By the end of W34 you will have:

A clear “allowed vs forbidden” content policy
A sensitivity classification (public/internal/restricted)
A safe-answer protocol (“answers with sources or no answer”)
A redaction/anonymization guideline
Simple enforcement: checks during ingestion and during answering

The rule: if you can’t cite it, don’t claim it

Your system must prefer:

over

“Here are sources”
“Trust me”

And it must be allowed to say:

“I don’t know”
“Not enough info”
“This is restricted”

No hero mode.

Step-by-step checklist

1) Define sensitivity levels

Start simple:

PUBLIC (safe to publish)
INTERNAL (company/team internal)
RESTRICTED (PII, credentials, customer data, sensitive configs)

Everything ingested must have a sensitivity label.
If you can’t label it, don’t ingest it.

2) Define “allowed content”

Examples:

runbooks without secrets
RCA summaries without personal data
mapping rules without customer identifiers
interface descriptions at conceptual level
known issues summaries

3) Define “forbidden content”

Examples:

credentials, tokens, keys
full customer records
personal addresses/names
screenshots with sensitive info
anything that violates policy or contracts

Write it down clearly.
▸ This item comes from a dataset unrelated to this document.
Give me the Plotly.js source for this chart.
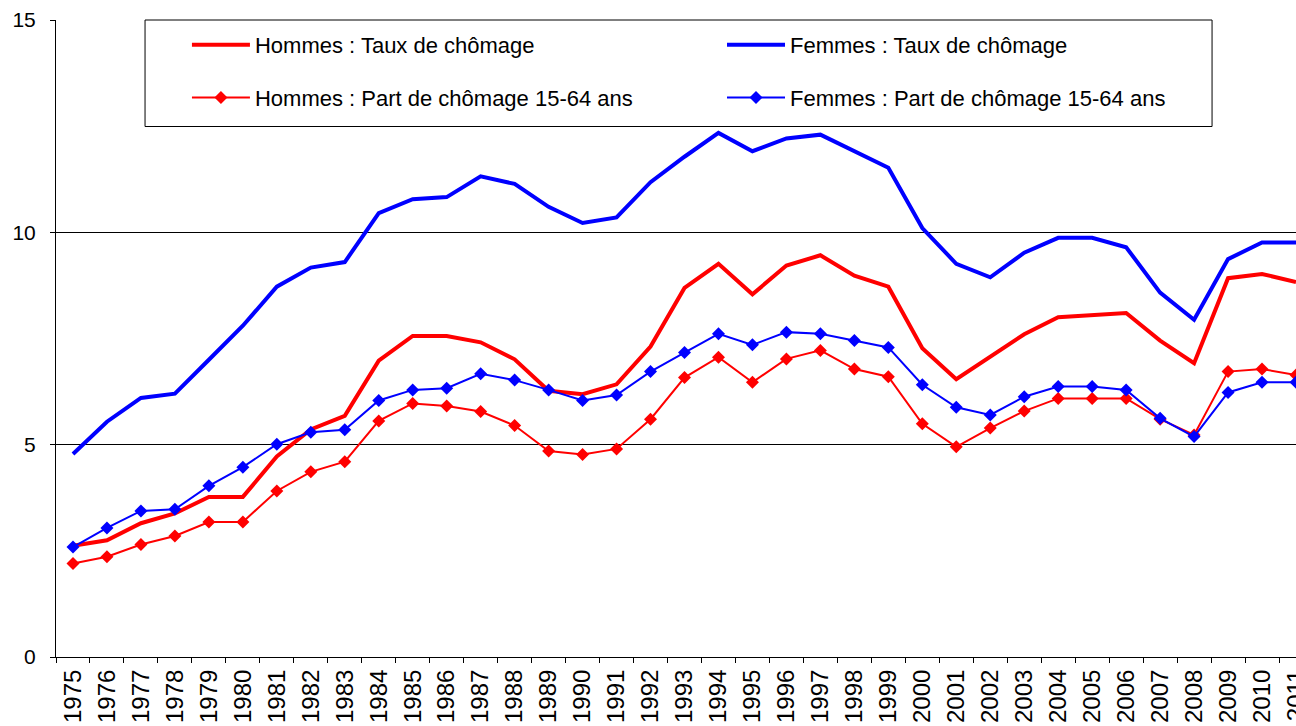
<!DOCTYPE html>
<html>
<head>
<meta charset="utf-8">
<script src="https://cdn.plot.ly/plotly-3.0.1.min.js"></script>
<style>
html, body { margin: 0; padding: 0; overflow: hidden; background: #fff; }
#chart { width: 1296px; height: 726px; }
</style>
</head>
<body>
<div id="chart"></div>
<script>
const years = ['1975','1976','1977','1978','1979','1980','1981','1982','1983','1984',
  '1985','1986','1987','1988','1989','1990','1991','1992','1993','1994',
  '1995','1996','1997','1998','1999','2000','2001','2002','2003','2004',
  '2005','2006','2007','2008','2009','2010','2011'];

const hommesTaux = [2.62, 2.75, 3.15, 3.38, 3.77, 3.77, 4.72, 5.36, 5.68, 6.98,
  7.56, 7.56, 7.41, 7.01, 6.27, 6.19, 6.42, 7.31, 8.69, 9.26,
  8.54, 9.22, 9.46, 8.98, 8.72, 7.27, 6.54, 7.06, 7.60, 8.00,
  8.04, 8.10, 7.45, 6.92, 8.92, 9.02, 8.83];

const femmesTaux = [4.78, 5.54, 6.10, 6.20, 7.00, 7.80, 8.72, 9.17, 9.30, 10.45,
  10.78, 10.83, 11.32, 11.14, 10.60, 10.22, 10.35, 11.18, 11.78, 12.34,
  11.91, 12.21, 12.30, 11.91, 11.52, 10.10, 9.26, 8.94, 9.52, 9.87,
  9.87, 9.65, 8.58, 7.94, 9.37, 9.76, 9.76];

const hommesPart = [2.20, 2.36, 2.65, 2.85, 3.18, 3.18, 3.91, 4.36, 4.60, 5.56,
  5.97, 5.91, 5.78, 5.45, 4.85, 4.77, 4.90, 5.60, 6.58, 7.06,
  6.47, 7.02, 7.22, 6.78, 6.60, 5.49, 4.95, 5.39, 5.79, 6.09,
  6.09, 6.09, 5.60, 5.23, 6.72, 6.78, 6.64];

const femmesPart = [2.59, 3.04, 3.44, 3.48, 4.03, 4.47, 5.01, 5.29, 5.35, 6.04,
  6.29, 6.33, 6.67, 6.52, 6.29, 6.04, 6.17, 6.72, 7.17, 7.61,
  7.35, 7.65, 7.61, 7.45, 7.29, 6.41, 5.88, 5.70, 6.13, 6.37,
  6.37, 6.29, 5.62, 5.19, 6.23, 6.47, 6.47];

const seriesNames = ['Hommes : Taux de chômage', 'Femmes : Taux de chômage',
  'Hommes : Part de chômage 15-64 ans', 'Femmes : Part de chômage 15-64 ans'];
const yTicks = [0, 5, 10, 15];

const RED = '#FF0000', BLUE = '#0000FF';
const FONT = '"Liberation Sans", Arial, sans-serif';

const traces = [
  { x: years, y: hommesTaux, name: seriesNames[0], type: 'scatter', mode: 'lines',
    line: { color: RED, width: 4 }, legend: 'legend' },
  { x: years, y: femmesTaux, name: seriesNames[1], type: 'scatter', mode: 'lines',
    line: { color: BLUE, width: 4 }, legend: 'legend2' },
  { x: years, y: hommesPart, name: seriesNames[2], type: 'scatter', mode: 'lines+markers',
    line: { color: RED, width: 2 }, marker: { symbol: 'diamond', size: 10, color: RED },
    legend: 'legend3' },
  { x: years, y: femmesPart, name: seriesNames[3], type: 'scatter', mode: 'lines+markers',
    line: { color: BLUE, width: 2 }, marker: { symbol: 'diamond', size: 10, color: BLUE },
    legend: 'legend4' }
];

function leg(x, y) {
  return { x: x, y: y, xanchor: 'left', yanchor: 'middle', orientation: 'v',
    bgcolor: 'rgba(0,0,0,0)', borderwidth: 0, itemwidth: 58,
    font: { family: FONT, size: 22, color: '#000' } };
}

const layout = {
  width: 1296, height: 726,
  margin: { l: 56, r: 0, t: 20, b: 69 },
  paper_bgcolor: '#fff', plot_bgcolor: '#fff',
  font: { family: FONT, color: '#000' },
  showlegend: true,
  legend: leg(0.1056, 0.9608),
  legend2: leg(0.5371, 0.9608),
  legend3: leg(0.1056, 0.878),
  legend4: leg(0.5371, 0.878),
  xaxis: {
    type: 'category', categoryorder: 'array', categoryarray: years,
    range: [-0.5, 36],
    tickmode: 'array', tickvals: years, ticktext: years,
    tickangle: -90, tickson: 'boundaries', ticks: 'outside', ticklen: 5, tickcolor: '#000',
    showline: true, linecolor: '#000', linewidth: 1, mirror: false,
    showgrid: false, zeroline: false,
    ticklabelstandoff: 2,
    tickfont: { family: FONT, size: 24, color: '#000' }
  },
  yaxis: {
    range: [0, 15], tickvals: yTicks, ticktext: yTicks.map(String),
    ticks: 'outside', ticklen: 5, tickcolor: '#000',
    showline: true, linecolor: '#000', linewidth: 1,
    showgrid: true, gridcolor: '#000', gridwidth: 1, zeroline: false,
    ticklabelstandoff: 10,
    tickfont: { family: FONT, size: 21, color: '#000' }
  },
  shapes: [
    { type: 'rect', xref: 'paper', yref: 'paper', x0: 0.0718, x1: 0.9323, y0: 0.8328, y1: 1.0,
      line: { color: '#000', width: 1 }, fillcolor: 'rgba(0,0,0,0)', layer: 'above' }
  ]
};

Plotly.newPlot('chart', traces, layout, { displayModeBar: false, staticPlot: true });
</script>
</body>
</html>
Not vague.

4) Add redaction/anonymization rules

Rules like:

replace IDs with placeholders
mask emails
remove addresses
remove attachments or store only metadata

If you can’t anonymize safely, exclude.

5) Define safe-answer behavior

Your answer policy should be:

Always provide citations (source chunks)
If no good source found → say “I don’t know” + suggest where to look
If restricted content would be required → refuse and explain restriction
Never invent configuration steps or transactions if not in sources

6) Add enforcement checks

During ingestion:

block docs flagged as RESTRICTED if not allowed
run a simple scanner for secrets (patterns like “password=”, “token=”, etc.)

During answering:

only retrieve chunks allowed for the current context
refuse if sensitivity mismatch

Start basic. It already helps a lot.

Deliverables (you must ship these)

Deliverable A — Governance policy doc

allowed vs forbidden
sensitivity levels
ownership and update rules

Deliverable B — Redaction guideline

clear rules + examples
“what to do when unsure”

Deliverable C — Safe-answer protocol

“cite or refuse”
“unknown path”
“restricted path”

Deliverable D — Enforcement checks

ingestion-time checks exist
answering-time filtering exists (even if basic)
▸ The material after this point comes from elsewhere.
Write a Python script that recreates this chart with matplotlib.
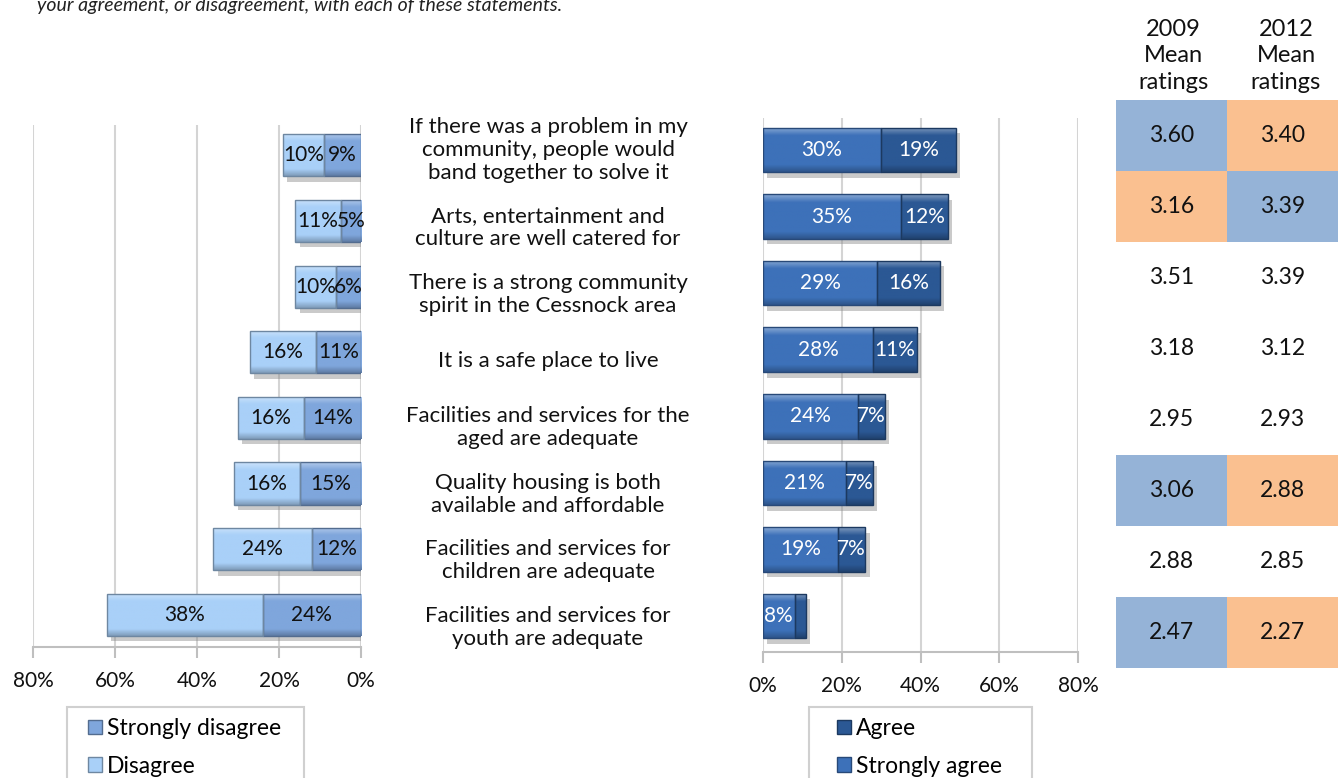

Common traps (don’t do this)

Later means you ship a liability.

Trap 1: “We’ll add governance later.”

No. You need constraints and rules.

Trap 2: “The model will behave.”

That’s how leaks happen. Label content properly.

Trap 3: “Everything is internal anyway.”

Quick self-check (2 minutes)

Answer yes/no:

Does every doc/chunk have a sensitivity label?
Do I have a written allowed/forbidden policy?
Does the system cite sources or refuse?
Do ingestion and retrieval enforce sensitivity rules?
Do we have a clear redaction/anonymization guideline?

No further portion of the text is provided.